Monday, August 13, 2007

The Materials of Architecture

Building material is not the proper material of architecture. The material of architecture, rather, is the building material already organized into elements, each one of which is a response to some prime construction problem. Such are, among others, the wall, the angle formed by the juncture of two walls, the openings made in the wall in the form of doors and windows, the roof or the vault, in short, those parts of an edifice required to define and isolate a closed portion of space.


Etienne Gilson, Forms and Substances in the Arts. Salvator Attanasio, tr. Charles Scribner's Sons (New York: 1966) p. 55.

In other words: The materials to which architects give form are not things like bricks, wood, etc. Rather, the materials of architecture are design solutions; these design solutions, considered abstractly, are organized into the plans for buildings, and, considered concretely, are organized into the buildings themselves.

Indeed, since I regard architecture as a form of engineering, I think this is true, if we consider design solutions for a broader range of things than just buildings, of engineering in general. I think the primary difference between an architect and what we usually call an engineer is one of expectation, not a difference fundamental to the field.
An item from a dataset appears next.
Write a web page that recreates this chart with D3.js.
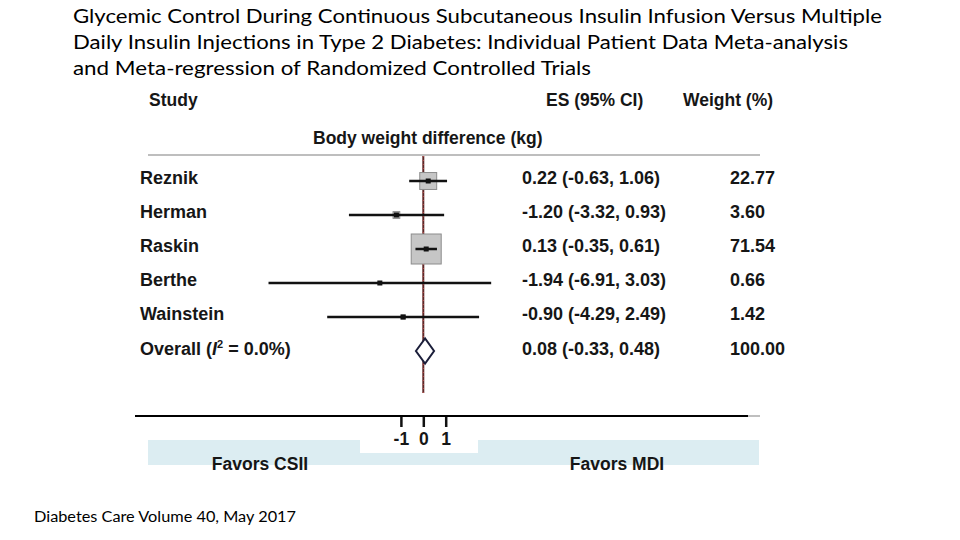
<!DOCTYPE html>
<html>
<head>
<meta charset="utf-8">
<script src="https://cdn.jsdelivr.net/npm/d3@7"></script>
<style>
  body { margin: 0; background: #fff; }
  svg { display: block; }
  .lab { font-family: "Liberation Sans", Arial, sans-serif; font-weight: bold; fill: #161616; }
  .ttl { font-family: Lato, "Open Sans", sans-serif; fill: #000; }
</style>
</head>
<body>
<svg id="chart" width="960" height="540"></svg>
<script>
// forest plot data
const titleLines = [
    "Glycemic Control During  Continuous Subcutaneous Insulin  Infusion Versus Multiple",
    "Daily Insulin Injections in Type 2  Diabetes: Individual Patient Data  Meta-analysis",
    "and Meta-regression  of Randomized Controlled Trials"
];
const studies = ["Reznik", "Herman", "Raskin", "Berthe", "Wainstein"];
const estimates = [0.22, -1.20, 0.13, -1.94, -0.90];
const lowerCI = [-0.63, -3.32, -0.35, -6.91, -4.29];
const upperCI = [1.06, 0.93, 0.61, 3.03, 2.49];
const weights = ["22.77", "3.60", "71.54", "0.66", "1.42"];
const overall = { label: "Overall", es: 0.08, lo: -0.33, hi: 0.48, weight: "100.00" };
const xTicks = [-1, 0, 1];
const footer = "Diabetes Care Volume 40, May 2017";

// plain hyphen minus like the original figure
const locale = d3.formatLocale({ decimal: ".", thousands: ",", grouping: [3], currency: ["", ""], minus: "-" });
const fmt = locale.format(".2f");
const ciText = (e, l, h) => `${fmt(e)} (${fmt(l)}, ${fmt(h)})`;

const svg = d3.select("#chart");

// title
const titleLen = [809, 775, 518];
svg.append("g").selectAll("text")
    .data(titleLines)
    .join("text")
    .attr("class", "ttl")
    .attr("x", 73)
    .attr("y", (d, i) => 23 + i * 26)
    .attr("font-size", 19.5)
    .attr("textLength", (d, i) => titleLen[i])
    .attr("lengthAdjust", "spacingAndGlyphs")
    .text(d => d);

const x = d3.scaleLinear()
    .domain([-7, 4])
    .range([423.3 - 7 * 22.4, 423.3 + 4 * 22.4]);

const rows = [...studies, overall.label];
const y = d3.scalePoint()
    .domain(rows)
    .range([181, 351]);

const boxSize = d3.scaleSqrt()
    .domain([0, 71.54])
    .range([0, 30]);

// header
svg.append("text").attr("class", "lab").attr("x", 149).attr("y", 106)
    .attr("font-size", 17.5).text("Study");
svg.append("text").attr("class", "lab").attr("x", 546).attr("y", 106)
    .attr("font-size", 17.5).text("ES (95% CI)");
svg.append("text").attr("class", "lab").attr("x", 683).attr("y", 106)
    .attr("font-size", 17.5).text("Weight (%)");
svg.append("text").attr("class", "lab").attr("x", 313).attr("y", 144)
    .attr("font-size", 17.5).text("Body weight difference (kg)");

svg.append("line")
    .attr("x1", 148).attr("x2", 760)
    .attr("y1", 155).attr("y2", 155)
    .attr("stroke", "#a8a8a8")
    .attr("stroke-width", 1.5);

// favors band
svg.append("rect")
    .attr("x", 148).attr("y", 440)
    .attr("width", 611).attr("height", 25)
    .attr("fill", "#dcedf2");
svg.append("rect")
    .attr("x", 360).attr("y", 428)
    .attr("width", 118).attr("height", 25)
    .attr("fill", "#fff");
svg.append("text").attr("class", "lab").attr("x", 260).attr("y", 470)
    .attr("text-anchor", "middle").attr("font-size", 17.5).text("Favors CSII");
svg.append("text").attr("class", "lab").attr("x", 617).attr("y", 470)
    .attr("text-anchor", "middle").attr("font-size", 17.5).text("Favors MDI");

// axis
svg.append("line")
    .attr("x1", 135).attr("x2", 748)
    .attr("y1", 416).attr("y2", 416)
    .attr("stroke", "#000")
    .attr("stroke-width", 2);
svg.append("line")
    .attr("x1", 748).attr("x2", 760)
    .attr("y1", 416).attr("y2", 416)
    .attr("stroke", "#aaa")
    .attr("stroke-width", 1.5);

const xAxis = g => g
    .attr("transform", "translate(0,417)")
    .call(d3.axisBottom(x).tickValues(xTicks).tickSize(10).tickPadding(6).tickFormat(locale.format("d")))
    .call(g => g.select(".domain").remove())
    .call(g => g.selectAll(".tick line").attr("stroke", "#111").attr("stroke-width", 2.5))
    .call(g => g.selectAll(".tick text")
        .attr("class", "lab")
        .attr("font-size", 17.5)
        .attr("fill", "#161616"));
svg.append("g").call(xAxis);

// null line
svg.append("line")
    .attr("x1", x(0)).attr("x2", x(0))
    .attr("y1", 156).attr("y2", 393)
    .attr("stroke", "#5e2828")
    .attr("stroke-width", 2);
svg.append("line")
    .attr("x1", x(0)).attr("x2", x(0))
    .attr("y1", 156).attr("y2", 393)
    .attr("stroke", "#c0504d")
    .attr("stroke-width", 1)
    .attr("stroke-dasharray", "1,3");

// study rows
const data = studies.map((s, i) => ({
    study: s, es: estimates[i], lo: lowerCI[i], hi: upperCI[i], weight: weights[i]
}));

const row = svg.append("g").selectAll("g")
    .data(data)
    .join("g");

row.append("rect")
    .attr("x", d => x(d.es) - boxSize(+d.weight) / 2)
    .attr("y", d => y(d.study) - boxSize(+d.weight) / 2)
    .attr("width", d => boxSize(+d.weight))
    .attr("height", d => boxSize(+d.weight))
    .attr("fill", "#c6c6c6")
    .attr("stroke", "#8c8c8c")
    .attr("stroke-width", 1);

row.append("line")
    .attr("x1", d => x(d.lo)).attr("x2", d => x(d.hi))
    .attr("y1", d => y(d.study)).attr("y2", d => y(d.study))
    .attr("stroke", "#111")
    .attr("stroke-width", 2.5);

row.append("rect")
    .attr("x", d => x(d.es) - 2.5)
    .attr("y", d => y(d.study) - 2.5)
    .attr("width", 5).attr("height", 5)
    .attr("fill", "#111");

// overall diamond
const yo = y(overall.label);
svg.append("path")
    .attr("d", d3.line()([
        [x(overall.lo), yo], [x(overall.es), yo - 12.5],
        [x(overall.hi), yo], [x(overall.es), yo + 12.5]
    ]) + "Z")
    .attr("fill", "#fff")
    .attr("stroke", "#1b1e3a")
    .attr("stroke-width", 2);

// row labels and numbers
const labels = svg.append("g").attr("class", "lab").attr("font-size", 18);

labels.selectAll(".study")
    .data(data)
    .join("text")
    .attr("x", 140)
    .attr("y", d => y(d.study) + 2.5)
    .text(d => d.study);

labels.selectAll(".es")
    .data(data)
    .join("text")
    .attr("x", 522)
    .attr("y", d => y(d.study) + 2.5)
    .text(d => ciText(d.es, d.lo, d.hi));

labels.selectAll(".wt")
    .data(data)
    .join("text")
    .attr("x", 730)
    .attr("y", d => y(d.study) + 2.5)
    .text(d => d.weight);

const ov = labels.append("text")
    .attr("x", 140)
    .attr("y", yo + 4);
ov.append("tspan").text(overall.label + " (");
ov.append("tspan").attr("font-style", "italic").text("I");
ov.append("tspan").attr("font-size", 11).attr("dy", -7).text("2");
ov.append("tspan").attr("dy", 7).text(" = 0.0%)");

labels.append("text")
    .attr("x", 522).attr("y", yo + 4)
    .text(ciText(overall.es, overall.lo, overall.hi));
labels.append("text")
    .attr("x", 730).attr("y", yo + 4)
    .text(overall.weight);

// source
svg.append("text")
    .attr("class", "ttl")
    .attr("x", 34).attr("y", 522)
    .attr("font-size", 14.5)
    .attr("textLength", 262)
    .attr("lengthAdjust", "spacingAndGlyphs")
    .text(footer);
</script>
</body>
</html>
Roughly, when we are considering buildings, what we call architects are engineering generalists, and usually the expectation is that they will have a broader training that includes topics in art and finance as well as applied science, whereas what we call engineers are architectural specialists, usually focused on practical scientific issues involved in putting together particular design solutions. But this is not a fundamental difference. The reason we should treat engineering as broader than 'architecture', of course, is that there are engineers who don't work with buildings at all. (This, incidentally, is a relatively recent terminological innovation. 'Architecture' literally means that art which organizes all other arts, and would once have been much closer to meaning what our term 'engineering' means than it does now. 'Engineering' on the other hand, suggests a focus on practical mechanical problems. But such is the shifting of language.) The key point, in any case, is that architecture and engineering are both architectonic -- they rule or govern the application of other arts. And that is another way of saying that the materials of architecture and engineering are design solutions or responses to construction problems.